BURCHETT: Well, they don't have our freedom either. They don't have a Second Amendment…
Sounds like the solution, then, is getting rid of the Second Amendment…?
He went on to claim the problem was unstoppable because people can print guns with 3-D printers, criminals are going to commit crimes, and mental health is another problem. (His points are, again, bullshit. Republicans have no problem passing laws blocking women from having abortions, they repeatedly vote against mental health funding, and there are plenty of proven ways to get weapons off the streets and prevent them from getting into the wrong hands.)
But let’s talk about the supposed need for Christianity, as if that would fix the problem, because all of that is a lie.
England, France, and Germany (just to name a few countries) are also free. And yet the United States has had “nearly double the number of mass shootings of 24 other wealthy industrialized nations—combined—over the past 30 years.”
As far as religion goes, even with Christianity on the decline, the United States has a higher proportion of Christians than most of those other western nations, too.
We’re no less free than other countries (and arguably less free in many important respects). We’re more Christian than other countries. The difference is that conservatives love deadly weapons more than people’s lives, and they’ll do everything in their power to make sure every American has a higher chance of getting gunned down in the future.
We’ve seen gun massacres in Christian schools, churches, synagogues, and mosques. Those places are not lacking in faith and some even had armed officers. None of those things were enough to stop someone with an AR-15 and a grudge.
And as sociologist Ryan Burge pointed out last week, self-reported gun ownership numbers show us that white evangelical families specifically are also the most likely to own a gun.
We’re all in peril because the Christians with the most political power worship weapons. (Prayers are never enough to protect them, it seems.) If you dig into those numbers, Southern Baptists are most likely to personally own guns.
So Burchett isn’t just wrong. He has it completely backwards.
Our gun problem isn’t the result of a lack of revival. In fact, if we had more Christianity in this country—at least, the sort of Christianity Burchett wants to see more of—we’d likely see even more gun violence. That’s because the sort of people who vote for gun-obsessed people like him believe their right to own semi-automatic assault weapons always takes precedence over the safety of the community. As researchers have noted, “opposition to stricter gun control is closely linked to Christian nationalism.”
Honestly, is there any societal problem we face that would be fixed with an infusion of conservative Christianity? Of course there isn’t. Christians like Burchett always make situations worse, before blaming the problems they exacerbated on whichever marginalized group they hate that week.

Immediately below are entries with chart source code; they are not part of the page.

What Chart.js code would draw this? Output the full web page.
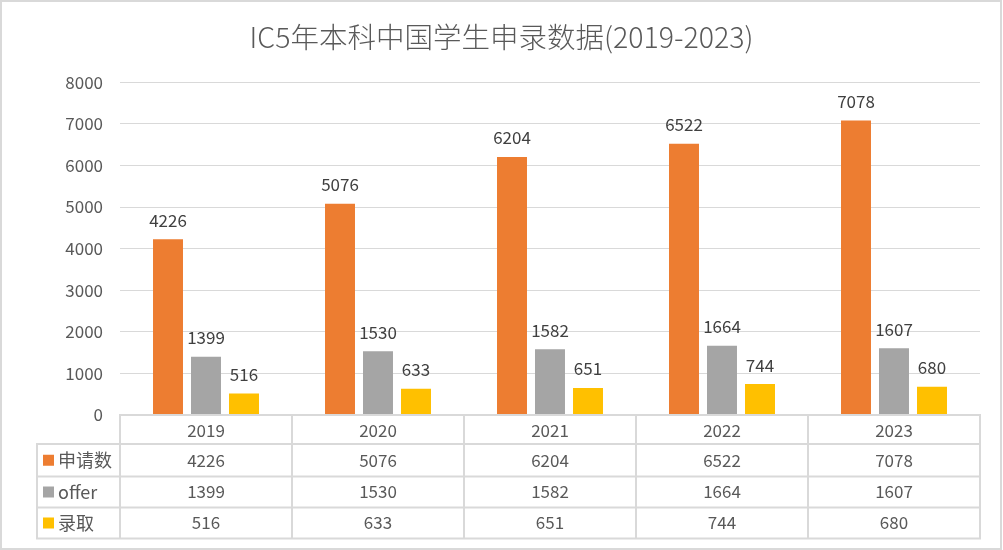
<!DOCTYPE html>
<html>
<head>
<meta charset="utf-8">
<script src="https://cdn.jsdelivr.net/npm/chart.js@4/dist/chart.umd.min.js"></script>
<style>
html,body{margin:0;padding:0;background:#fff;}
#wrap{width:1003px;height:550px;position:relative;}
</style>
</head>
<body>
<div id="wrap"><canvas id="c" width="1003" height="550"></canvas></div>
<script>
const titleText = "IC5年本科中国学生申录数据(2019-2023)";
const categories = ["2019", "2020", "2021", "2022", "2023"];
const seriesNames = ["申请数", "offer", "录取"];
const applications = [4226, 5076, 6204, 6522, 7078];
const offers = [1399, 1530, 1582, 1664, 1607];
const admissions = [516, 633, 651, 744, 680];
const seriesColors = ["#ED7D31", "#A5A5A5", "#FFC000"];
const yTicks = [0, 1000, 2000, 3000, 4000, 5000, 6000, 7000, 8000];

const FONT = "'Noto Sans CJK SC', 'Noto Sans', sans-serif";
const TXT = "#595959";
const LINE = "#d9d9d9";

const seriesData = [applications, offers, admissions];

const tablePlugin = {
  id: 'tablePlugin',
  afterDraw(chart) {
    const ctx = chart.ctx;
    const area = chart.chartArea;
    const xs = chart.scales.x;
    const n = categories.length;
    const colW = (area.right - area.left) / n;
    const top = area.bottom;
    const rows = [top, top + 29, top + 61.5, top + 92.5, top + 123.5];
    const leftX = 37;
    ctx.save();
    // data labels
    ctx.font = "17px " + FONT;
    ctx.fillStyle = "#404040";
    ctx.textAlign = "center";
    ctx.textBaseline = "middle";
    chart.data.datasets.forEach((ds, di) => {
      const meta = chart.getDatasetMeta(di);
      meta.data.forEach((bar, i) => {
        ctx.fillText(String(ds.data[i]), bar.x, bar.y - 19);
      });
    });
    // table lines
    ctx.strokeStyle = LINE;
    ctx.lineWidth = 2;
    ctx.beginPath();
    ctx.moveTo(area.left, rows[0]); ctx.lineTo(area.right, rows[0]);
    for (let r = 1; r < rows.length; r++) {
      ctx.moveTo(leftX, rows[r]); ctx.lineTo(area.right, rows[r]);
    }
    for (let i = 0; i <= n; i++) {
      const x = area.left + i * colW;
      ctx.moveTo(x, rows[0] - 1); ctx.lineTo(x, rows[4] + 1);
    }
    ctx.moveTo(leftX, rows[1] - 1); ctx.lineTo(leftX, rows[4] + 1);
    ctx.stroke();
    // header text
    ctx.fillStyle = TXT;
    ctx.font = "17px " + FONT;
    ctx.textAlign = "center";
    ctx.textBaseline = "middle";
    categories.forEach((c, i) => {
      const cx = xs.getPixelForValue(i);
      ctx.fillText(c, cx, (rows[0] + rows[1]) / 2 + 1);
    });
    seriesData.forEach((arr, si) => {
      const cy = (rows[si + 1] + rows[si + 2]) / 2;
      arr.forEach((v, i) => {
        const cx = xs.getPixelForValue(i);
        ctx.textAlign = "center";
        ctx.fillText(String(v), cx, cy);
      });
      ctx.fillStyle = seriesColors[si];
      ctx.fillRect(43, cy - 5.5, 11, 11);
      ctx.fillStyle = TXT;
      ctx.textAlign = "left";
      ctx.font = "18px " + FONT;
      ctx.fillText(seriesNames[si], 58, cy);
      ctx.font = "17px " + FONT;
    });
    // outer border
    ctx.strokeStyle = LINE;
    ctx.lineWidth = 2;
    ctx.strokeRect(1, 1, 1000, 548);
    ctx.restore();
  }
};

new Chart(document.getElementById('c'), {
  type: 'bar',
  data: {
    labels: categories,
    datasets: seriesNames.map((name, i) => ({
      label: name,
      data: seriesData[i],
      backgroundColor: seriesColors[i],
      borderWidth: 0,
      categoryPercentage: 0.6628,
      barPercentage: 0.789
    }))
  },
  options: {
    responsive: false,
    animation: false,
    devicePixelRatio: 1,
    layout: { padding: { left: 0, right: 0, top: 0, bottom: 135 } },
    plugins: {
      legend: { display: false },
      tooltip: { enabled: false },
      title: {
        display: true,
        text: titleText,
        color: TXT,
        font: { family: FONT, size: 28.5, weight: '300' },
        padding: { top: 20, bottom: 28 }
      }
    },
    scales: {
      x: { display: false },
      y: {
        min: 0,
        max: 8000,
        afterFit(scale) { scale.width = 120; },
        afterBuildTicks(scale) { scale.ticks = yTicks.map(v => ({ value: v })); },
        ticks: {
          color: TXT,
          font: { family: FONT, size: 17 },
          padding: 17,
          callback: (v) => String(v)
        },
        grid: { color: LINE, lineWidth: 1, drawTicks: false },
        border: { display: false }
      },
      yRight: {
        position: 'right',
        min: 0,
        max: 8000,
        afterFit(scale) { scale.width = 23; },
        ticks: { display: false },
        grid: { display: false, drawTicks: false },
        border: { display: false }
      }
    }
  },
  plugins: [tablePlugin]
});
</script>
</body>
</html>
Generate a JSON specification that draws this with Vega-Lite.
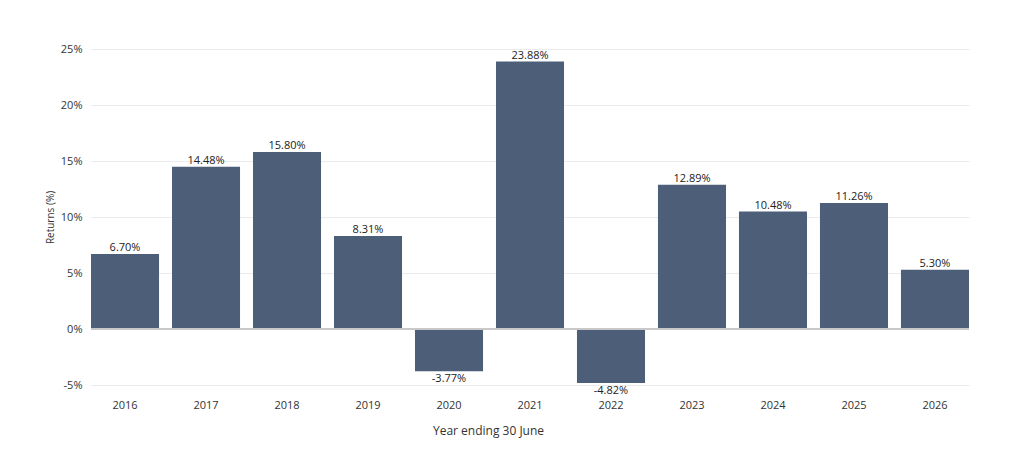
{
  "$schema": "https://vega.github.io/schema/vega-lite/v6.json",
  "autosize": {"type": "none"},
  "padding": {"left": 91, "top": 49, "right": 44, "bottom": 65},
  "width": 878,
  "height": 336,
  "background": "white",
  "config": {
    "font": "Open Sans",
    "view": {"stroke": null},
    "locale": {
      "number": {"decimal": ".", "thousands": ",", "grouping": [3], "currency": ["$", ""], "minus": "-"}
    },
    "axis": {"labelFont": "Open Sans", "titleFont": "Open Sans", "labelColor": "#333", "titleColor": "#333", "titleFontWeight": "normal"}
  },
  "data": {
    "values": [
      {"year": "2016", "r": 0.0670},
      {"year": "2017", "r": 0.1448},
      {"year": "2018", "r": 0.1580},
      {"year": "2019", "r": 0.0831},
      {"year": "2020", "r": -0.0377},
      {"year": "2021", "r": 0.2388},
      {"year": "2022", "r": -0.0482},
      {"year": "2023", "r": 0.1289},
      {"year": "2024", "r": 0.1048},
      {"year": "2025", "r": 0.1126},
      {"year": "2026", "r": 0.0530}
    ]
  },
  "encoding": {
    "x": {
      "field": "year",
      "type": "ordinal",
      "title": "Year ending 30 June",
      "scale": {"paddingInner": 0.16, "paddingOuter": 0},
      "axis": {"labelAngle": 0, "domain": false, "ticks": false, "labelPadding": 14, "labelFontSize": 11, "titleFontSize": 12, "titlePadding": 15, "titleX": 397}
    },
    "y": {
      "field": "r",
      "type": "quantitative",
      "title": "Returns (%)",
      "scale": {"domain": [-0.05, 0.25], "nice": false},
      "axis": {"format": ".0%", "values": [-0.05, 0, 0.05, 0.1, 0.15, 0.2, 0.25], "domain": false, "ticks": false, "labelPadding": 9, "labelFontSize": 11, "titleFontSize": 10, "titlePadding": 5, "gridColor": "#ebebeb"}
    }
  },
  "layer": [
    {"mark": {"type": "bar", "color": "#4c5e78"}},
    {
      "mark": {"type": "rule", "color": "#c8c8c8", "strokeWidth": 1},
      "encoding": {"y": {"datum": 0}, "x": {"value": 0}, "x2": {"value": 878}}
    },
    {
      "transform": [{"filter": "datum.r >= 0"}],
      "mark": {"type": "text", "baseline": "bottom", "dy": -1, "fontSize": 11, "color": "#222"},
      "encoding": {"text": {"field": "r", "format": ".2%"}}
    },
    {
      "transform": [{"filter": "datum.r < 0"}],
      "mark": {"type": "text", "baseline": "top", "dy": 2, "fontSize": 11, "color": "#222"},
      "encoding": {"text": {"field": "r", "format": ".2%"}}
    }
  ]
}
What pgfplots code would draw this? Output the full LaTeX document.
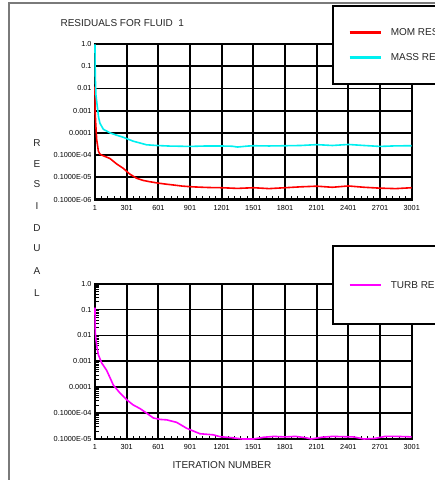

There’s also an argument to be made that “freedom” ought to involve being able to go places without fear of being slaughtered, but Burchett and his Christian brethren have no desire to think about it.
The last thing this country suffers from is a lack of religion. Christian apologists always see their religion as the solution to almost every problem, and yet it's hard to identify a single occasion when it ever has been. The more religious a society, the more intolerant, backward looking, and stagnant it becomes. Magical thinking never solved a single real-world problem.
Sorry, this is a long one, hopefully you’ll get something out of it.
There’s a parable about a monk who comes to a river and finds a drowning man. The monk pulls him from the river only to find another drowning man. The monk saves him and stays at the river to pull these people out, saving who he can and burying who he cannot save. When his leader comes to see how the monk is doing he suggested that the monk wasn’t using his time and energy properly , though he was compassionate. He suggests to the monk that he ought to have gone upstream to find out why there were so many people being washed away by the river and address the problem at its root.
Most folks think that this means that we should be dealing with mental health issues and kids who feel left out in regards to gun violence. And then the anti-gun control folks make excuses not to address those problems either. They also ignore that we can find folks who are willing to be violent and take their guns, domestic abuse is a huge red flag that we cannot acknowledge because taking their guns away would mean our police force would be decimated.
To go back to the parable and add my take, the monks walk upriver to find a group of folks taking away the safety rails, tearing out the bridges, and encouraging passersby to jump into the river, claiming it is their unequivocal right to do so and that everything wrong in their life will be better if they do. So the monks try to stop the group from sending these people to the river. Added my safety rails and safer bridges and finding better (real) solutions to people’s problems. But the group (who are politicians) beat them up, call them names, dehumanize them, tell everyone the monks are trying to destroy their river way of life. So the people start fighting the monks. All the while many many people go into the river, with no monk down the way to pull them out and refusing any help they might come across as a conspiracy to keep them from their river way of life despite actively drowning. Nothing gets done, no one gets saved, too many folks drown, and the group of politicians get rich from the corporations no one realized was paying them to shove people into the river for financial reasons (I don’t know why a corporation or lobby group would make money off people drowning in a river, but it doesn’t make sense that the NRA enables mass shootings and suicides and children accidentally shooting their siblings and parents).
The thing is, we need to keep saving people from the river, address the safety issues on the river and provide help to folks who feel like their only option is jumping in. Stop making it easy for folks to obtain guns, restricting law abiding folks will help keep the guns out of the criminal hands - many times the ease in purchasing guns allows criminals to get them without raising the red flags needed to stop the crimes. And most of the mass shooters would not raise a red flag as they are not yet criminals, but putting obstacles in their way could avert a tragedy. And as I mentioned above, there are a lot of folks who still qualify for guns that aren’t so law abiding, but being privileged lowers the like likelihood that they trigger a red flag. Gun control is like putting safety rails on the river. Mental health care and social safety nets can address the motivations for the violence, but that solution would entail totally revamping our healthcare system and probably making it single payer, which is socialism (really just a dog whistle for folks who are racist and don’t want people of color to get their basic human needs met). That’s building the bridges. Voting the GOP and bought and paid for democrats out of office will eliminate the group from talking folks into jumping in the river. Holding the NRA accountable for their immorality will help as well.